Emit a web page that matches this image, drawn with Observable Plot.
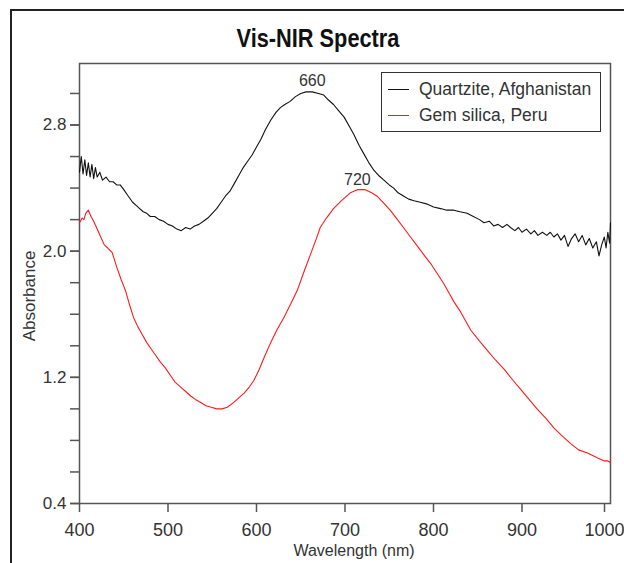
<!DOCTYPE html>
<html>
<head>
<meta charset="utf-8">
<script src="https://cdn.jsdelivr.net/npm/d3@7"></script>
<script src="https://cdn.jsdelivr.net/npm/@observablehq/plot@0.6"></script>
<style>
  html, body { margin: 0; padding: 0; background: #fff; overflow: hidden; }
  #wrap { position: relative; width: 624px; height: 563px; font-family: "Liberation Sans", Arial, sans-serif; color: #333; }
  #outer { position: absolute; left: 10px; top: 9px; width: 700px; height: 700px; border-left: 2.5px solid #222; border-top: 2.5px solid #222; }
  #title { position: absolute; left: 318px; top: 26px; transform: translateX(-50%) scaleX(0.87); white-space: nowrap; font-family: "Liberation Sans", Arial, sans-serif; font-weight: bold; font-size: 25px; line-height: 25px; color: #111; }
  #chart { position: absolute; left: 0; top: 0; }
  #xlab { position: absolute; left: 354px; top: 543px; transform: translateX(-50%); font-size: 16px; line-height: 16px; white-space: nowrap; }
  #ylab { position: absolute; left: 29px; top: 296px; transform: translate(-50%, -50%) rotate(-90deg); font-size: 17px; line-height: 17px; white-space: nowrap; }
  #legend { position: absolute; left: 381px; top: 72px; width: 218px; height: 58px; border: 1.5px solid #333; background: #fff; font-size: 17.5px; }
  .item { position: absolute; left: 0; height: 20px; width: 218px; }
  .sw { position: absolute; left: 6px; top: 10px; width: 21px; height: 0; border-top: 1.6px solid; }
  .lt { position: absolute; left: 37px; top: 0; line-height: 20px; white-space: nowrap; color: #333; }
</style>
</head>
<body>
<div id="wrap">
  <div id="outer"></div>
  <div id="chart"></div>
  <div id="title">Vis-NIR Spectra</div>
  <div id="xlab">Wavelength (nm)</div>
  <div id="ylab">Absorbance</div>
  <div id="legend"></div>
</div>
<script>
// ---- Data ----
const seriesNames = ["Quartzite, Afghanistan", "Gem silica, Peru"];
const seriesColors = ["#111111", "#ff1a1a"];

const quartzWl = [400,402,404,406,408,410,412,414,416,418,420,423,426,430,434,438,442,446,450,455,460,464,468,472,476,480,485,490,495,500,505,510,515,520,525,530,535,540,545,550,555,560,565,570,575,580,585,590,595,600,605,610,616,622,627,632,638,644,650,656,663,670,676,681,687,693,699,705,710,716,721,727,733,738,744,750,755,760,766,772,778,785,792,800,808,815,823,830,838,845,852,857,863,868,873,878,883,887,892,896,900,905,910,914,918,923,928,932,936,940,944,948,952,956,960,964,968,972,976,980,984,987,990,993,995,997,999,1000];
const quartzAbs = [2.50,2.60,2.49,2.58,2.48,2.56,2.47,2.55,2.46,2.53,2.47,2.50,2.45,2.47,2.44,2.44,2.42,2.42,2.39,2.35,2.31,2.29,2.27,2.25,2.24,2.22,2.22,2.20,2.19,2.17,2.16,2.14,2.13,2.15,2.14,2.16,2.17,2.19,2.21,2.24,2.27,2.31,2.35,2.38,2.43,2.48,2.53,2.57,2.61,2.66,2.71,2.77,2.83,2.88,2.91,2.93,2.95,2.98,3.00,3.01,3.01,3.00,2.99,2.96,2.93,2.89,2.85,2.79,2.74,2.67,2.62,2.56,2.51,2.48,2.45,2.42,2.40,2.37,2.35,2.33,2.32,2.31,2.30,2.28,2.27,2.26,2.26,2.25,2.24,2.22,2.20,2.18,2.19,2.16,2.17,2.15,2.17,2.15,2.13,2.15,2.12,2.14,2.11,2.13,2.10,2.12,2.10,2.12,2.09,2.11,2.07,2.10,2.03,2.08,2.11,2.06,2.10,2.04,2.08,2.02,2.06,1.97,2.04,2.09,2.02,2.12,2.05,2.18];

const silicaWl = [400,403,405,407,410,413,416,420,424,428,432,437,442,447,452,456,461,466,471,476,481,486,491,497,503,508,514,520,526,531,537,543,549,555,561,567,574,580,586,592,597,603,609,616,623,631,639,646,653,661,667,672,679,687,696,706,714,723,730,736,743,751,758,766,774,782,790,797,804,812,818,823,830,836,842,852,861,870,880,890,899,908,917,927,936,945,955,964,974,985,993,997,1000];
const silicaAbs = [2.18,2.21,2.20,2.24,2.26,2.22,2.19,2.14,2.09,2.04,2.02,1.99,1.90,1.82,1.75,1.67,1.58,1.52,1.47,1.42,1.38,1.34,1.30,1.26,1.21,1.17,1.14,1.11,1.08,1.06,1.04,1.02,1.01,1.00,1.00,1.01,1.04,1.07,1.10,1.14,1.18,1.25,1.33,1.42,1.50,1.58,1.67,1.75,1.86,1.98,2.07,2.15,2.21,2.27,2.32,2.37,2.39,2.39,2.37,2.35,2.31,2.26,2.21,2.15,2.09,2.03,1.97,1.92,1.86,1.79,1.73,1.68,1.62,1.56,1.50,1.43,1.37,1.31,1.25,1.18,1.12,1.06,1.00,0.94,0.88,0.83,0.78,0.74,0.72,0.69,0.67,0.67,0.66];

const peakLabels = ["660", "720"];
const peakWl = [663, 714];
const peakAbs = [3.08, 2.45];

const xTicks = [400, 500, 600, 700, 800, 900];
const xLastTick = [1000];
const yMinorTicks = [0.4, 0.6, 0.8, 1.0, 1.2, 1.4, 1.6, 1.8, 2.0, 2.2, 2.4, 2.6, 2.8, 3.0];
const yLabelTicks = [0.4, 1.2, 2.0, 2.8];
const xDomain = [400, 1000];
const yDomain = [0.4, 3.19];

// ---- Build tables ----
const quartz = quartzWl.map((w, i) => ({w, a: quartzAbs[i]}));
const silica = silicaWl.map((w, i) => ({w, a: silicaAbs[i]}));
const peaks = peakLabels.map((t, i) => ({t, w: peakWl[i], a: peakAbs[i]}));

const axisStyle = {tickSize: 9, stroke: "#555", strokeWidth: 1.5, fill: "#333", label: null};

const plot = Plot.plot({
  width: 624,
  height: 563,
  marginLeft: 79,
  marginRight: 14,
  marginTop: 63,
  marginBottom: 60,
  style: {fontFamily: "'Liberation Sans', Arial, sans-serif", fontSize: "17px", color: "#333", background: "transparent", overflow: "visible"},
  x: {domain: xDomain},
  y: {domain: yDomain},
  marks: [
    Plot.axisX({...axisStyle, ticks: xTicks, tickPadding: 11, fontSize: 18, tickFormat: d => String(d)}),
    Plot.axisX({...axisStyle, ticks: xLastTick, tickPadding: 11, fontSize: 18, dx: -6, tickFormat: d => String(d)}),
    Plot.axisY({...axisStyle, ticks: yMinorTicks, text: null}),
    Plot.axisY({...axisStyle, ticks: yLabelTicks, tickPadding: 4, fontSize: 17, tickFormat: d => d.toFixed(1)}),
    Plot.frame({stroke: "#555", strokeWidth: 1.5}),
    Plot.line(quartz, {x: "w", y: "a", stroke: seriesColors[0], strokeWidth: 1.1}),
    Plot.line(silica, {x: "w", y: "a", stroke: seriesColors[1], strokeWidth: 1.1}),
    Plot.text(peaks, {x: "w", y: "a", text: "t", fontSize: 16, fill: "#333"})
  ]
});
document.getElementById("chart").appendChild(plot);

// ---- Legend ----
const legend = document.getElementById("legend");
seriesNames.forEach((name, i) => {
  const item = document.createElement("div");
  item.className = "item";
  item.style.top = (6 + i * 26) + "px";
  const sw = document.createElement("div");
  sw.className = "sw";
  sw.style.borderTopColor = seriesColors[i];
  const lt = document.createElement("div");
  lt.className = "lt";
  lt.textContent = name;
  item.appendChild(sw);
  item.appendChild(lt);
  legend.appendChild(item);
});
</script>
</body>
</html>
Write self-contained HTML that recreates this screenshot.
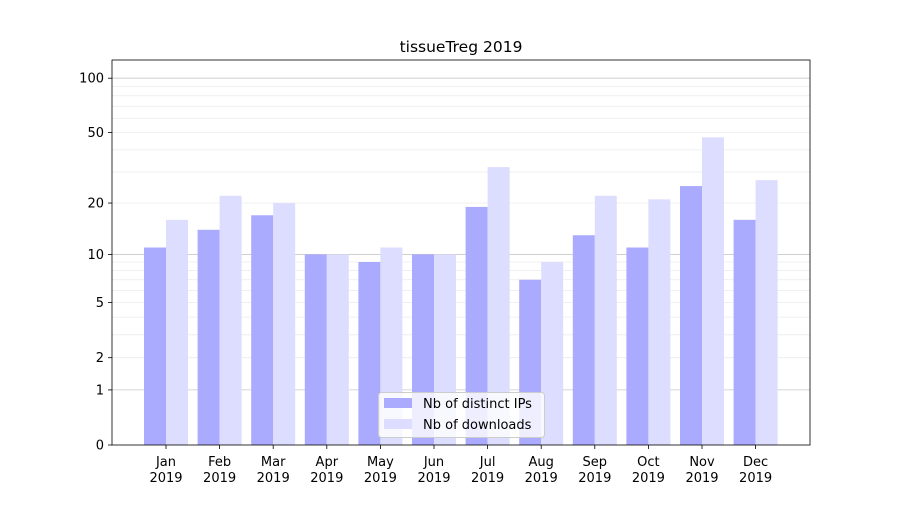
<!DOCTYPE html>
<html><head><meta charset="utf-8"><style>
body{margin:0;background:#fff;}
svg text{font-family:"DejaVu Sans","Liberation Sans",sans-serif;}
</style></head><body>
<svg id="s" width="900" height="500" xmlns="http://www.w3.org/2000/svg"></svg>
<script>
const s=document.getElementById('s');
const L=112,R=810,T=60,B=445,K=183;
const Y=v=>B-K*Math.log10(1+v);
let h='<rect width="900" height="500" fill="#fff"/>';
// grid
const minor=[3,4,6,7,8,9,30,40,60,70,80,90,2,5,20,50];
minor.forEach(v=>{h+=`<line x1="${L}" x2="${R}" y1="${Y(v)}" y2="${Y(v)}" stroke="#ebebeb" stroke-width="0.8"/>`;});
[1,10,100].forEach(v=>{h+=`<line x1="${L}" x2="${R}" y1="${Y(v)}" y2="${Y(v)}" stroke="#c8c8c8" stroke-width="0.8"/>`;});
const m=['Jan','Feb','Mar','Apr','May','Jun','Jul','Aug','Sep','Oct','Nov','Dec'];
const a=[11,14,17,10,9,10,19,7,13,11,25,16];
const b=[16,22,20,10,11,10,32,9,22,21,47,27];
m.forEach((n,i)=>{const c=166+i*53.6;
h+=`<rect x="${c-22}" y="${Y(a[i])}" width="22" height="${B-Y(a[i])}" fill="#aaaaff"/>`;
h+=`<rect x="${c}" y="${Y(b[i])}" width="22" height="${B-Y(b[i])}" fill="#ddddff"/>`;
h+=`<line x1="${c}" x2="${c}" y1="${B}" y2="${B+4}" stroke="#000" stroke-width="0.8"/>`;
h+=`<text x="${c}" y="${B+21}" font-size="13" text-anchor="middle">${n}</text><text x="${c}" y="${B+37}" font-size="13" text-anchor="middle">2019</text>`;});
[0,1,2,5,10,20,50,100].forEach(v=>{const y=Y(v);
h+=`<line x1="${L-4}" x2="${L}" y1="${y}" y2="${y}" stroke="#000" stroke-width="0.8"/>`;
h+=`<text x="${L-8}" y="${y+4.5}" font-size="13" text-anchor="end">${v}</text>`;});
h+=`<rect x="${L}" y="${T}" width="${R-L}" height="${B-T}" fill="none" stroke="#000" stroke-width="0.8"/>`;
h+=`<text x="461" y="52" font-size="15.5" text-anchor="middle">tissueTreg 2019</text>`;
h+=`<rect x="378.5" y="392.5" width="166" height="45" rx="3" fill="#fff" fill-opacity="0.8" stroke="#ccc"/>`;
h+=`<rect x="384" y="398" width="28" height="10" fill="#aaaaff"/><text x="423" y="408" font-size="13">Nb of distinct IPs</text>`;
h+=`<rect x="384" y="419" width="28" height="10" fill="#ddddff"/><text x="423" y="429" font-size="13">Nb of downloads</text>`;
s.innerHTML=h;
</script>
</body></html>
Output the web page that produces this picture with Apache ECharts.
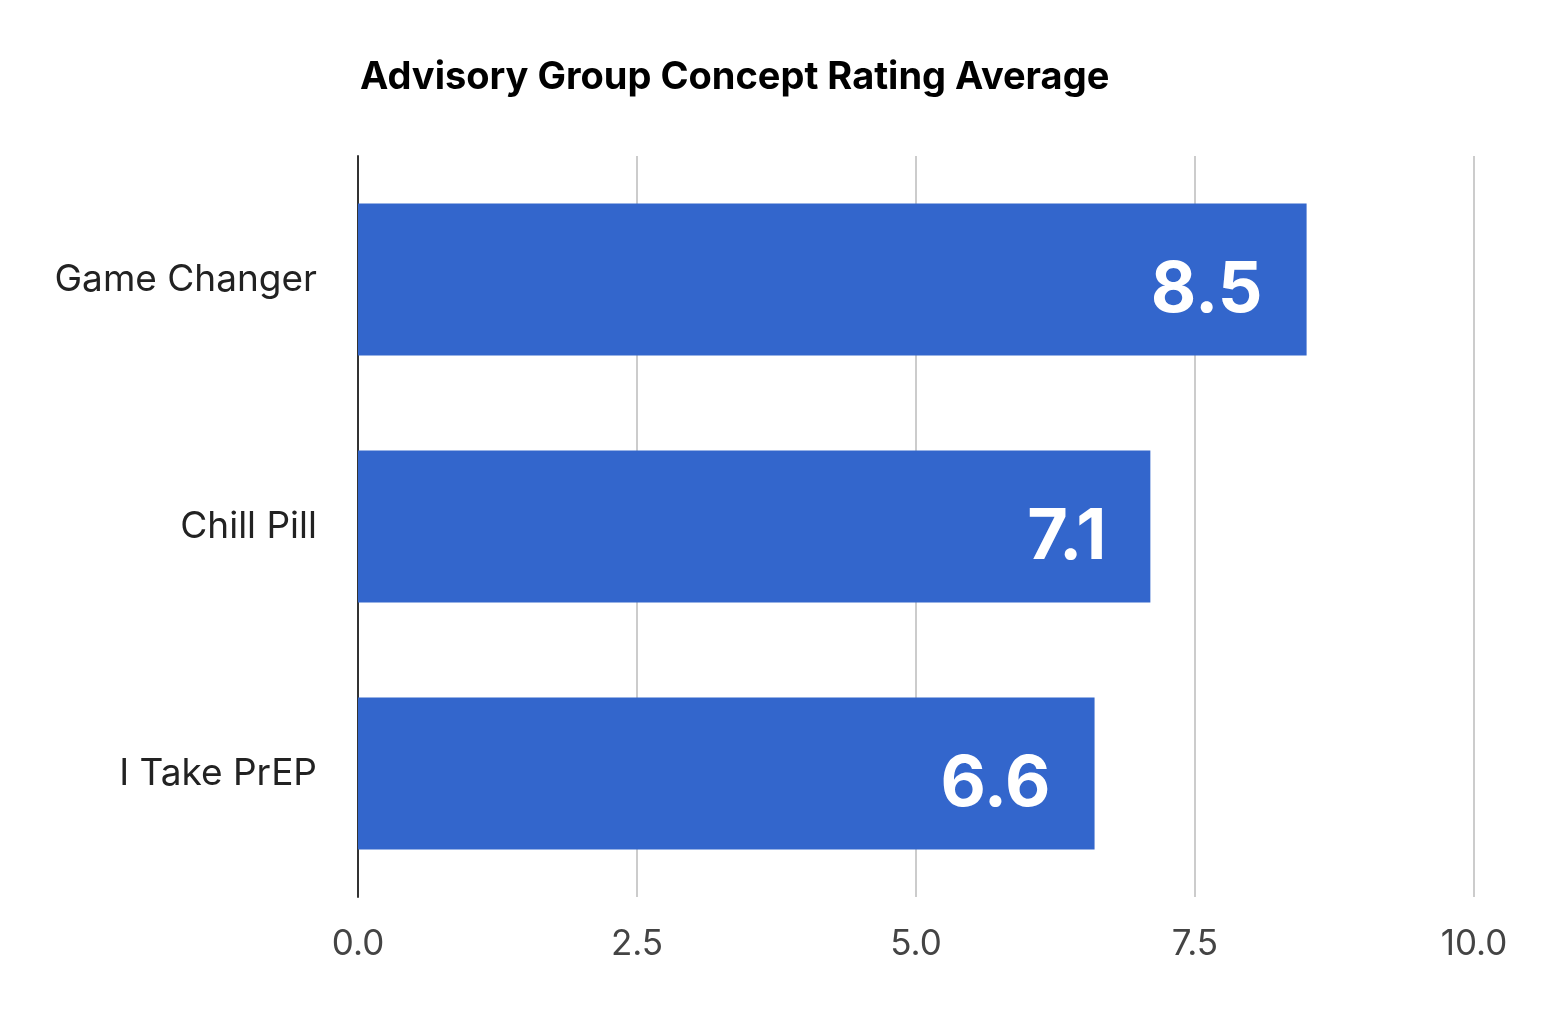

____

TASK TO CARRY OUT: Extract lines where the string "that" occurs.

OUTPUT BELOW:
Emit a web page that matches this image, drawn with Observable Plot.
Write self-contained HTML that recreates this screenshot.
Output the web page that produces this picture with Apache ECharts.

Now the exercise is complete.